Selon J. Chemouni (2000, 3) 179 , les troubles psychosomatiques sont des « désordres somatiques qui ont en commun l’implication des facteurs psychiques dans la constitution, l’émergence, le maintien ou la thérapeutique des désordres somatiques ». F. Alexander (1952) 180 note que des troubles émotionnels prolongés peuvent être à l’origine des troubles somatiques. Seulement, ces troubles émotionnels doivent reposer sur une problématique conflictuelle. Chez ces personnes qui somatisent, il y a un fonctionnement psychique de type « opératoire » (P. Marty et M. de M’Uzan, 1962) 181 . Ce fonctionnement se caractérise par une pauvreté de l’activité fantasmatique. Et le soma constitue la voie d’expression la plus privilégiée. Dans le cas de Martine, on peut voir que son corps est le moyen le plus utilisée pour s’exprimer : elle maigrit et a mal au ventre. Une autre question est de savoir pourquoi le ventre est le seul lieu choisi par le sujet pour exprimer sa souffrance ?

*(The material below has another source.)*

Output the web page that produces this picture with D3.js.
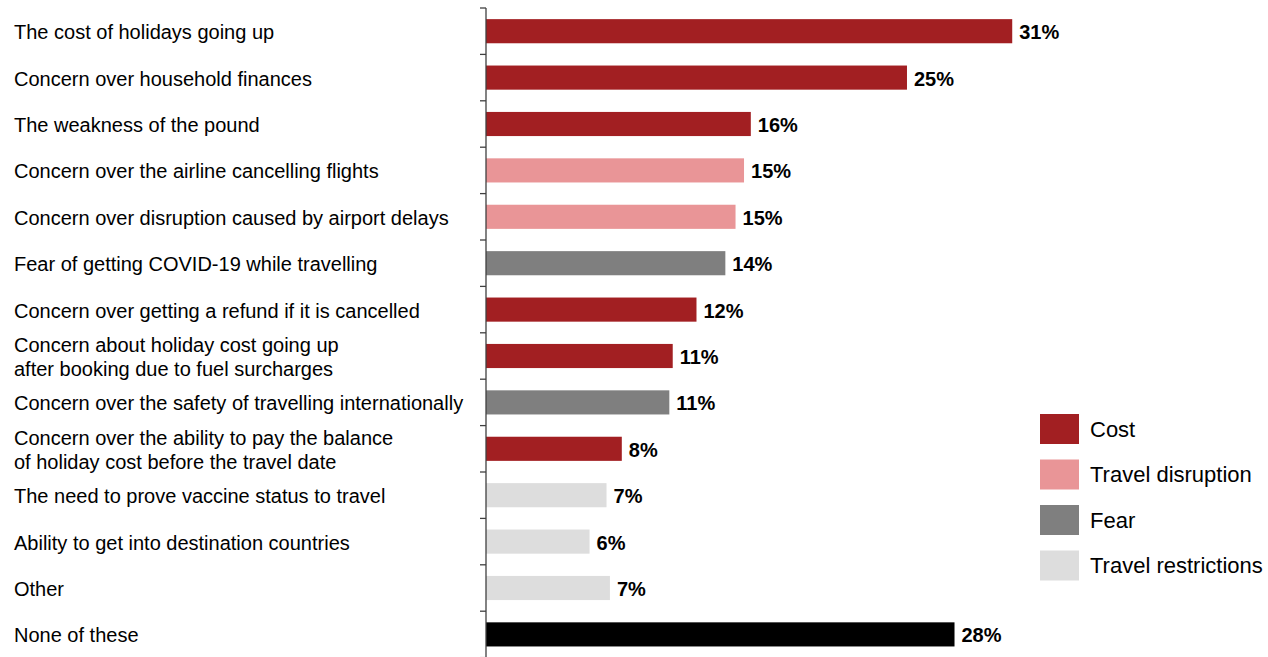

Selon F. Alexander (1952), le choix de l’organe atteint dépendra du type de trouble émotionnel. Autrement dit, chaque trouble organique correspond à un trouble émotionnel spécifique.
Jacquy Chemouni, Psychosomatique de l’enfant et de l’adulte. Paris, Nathan, 2000, 165 p.
Franz Alexander (1952). La médecine psychosomatique. Paris, Payot, 1977.
Pierre Marty et Michel de M’Uzan (1962) La pensée opératoire.. Revue Française de Psychanalyse, 1963, 27, pp. 345-356.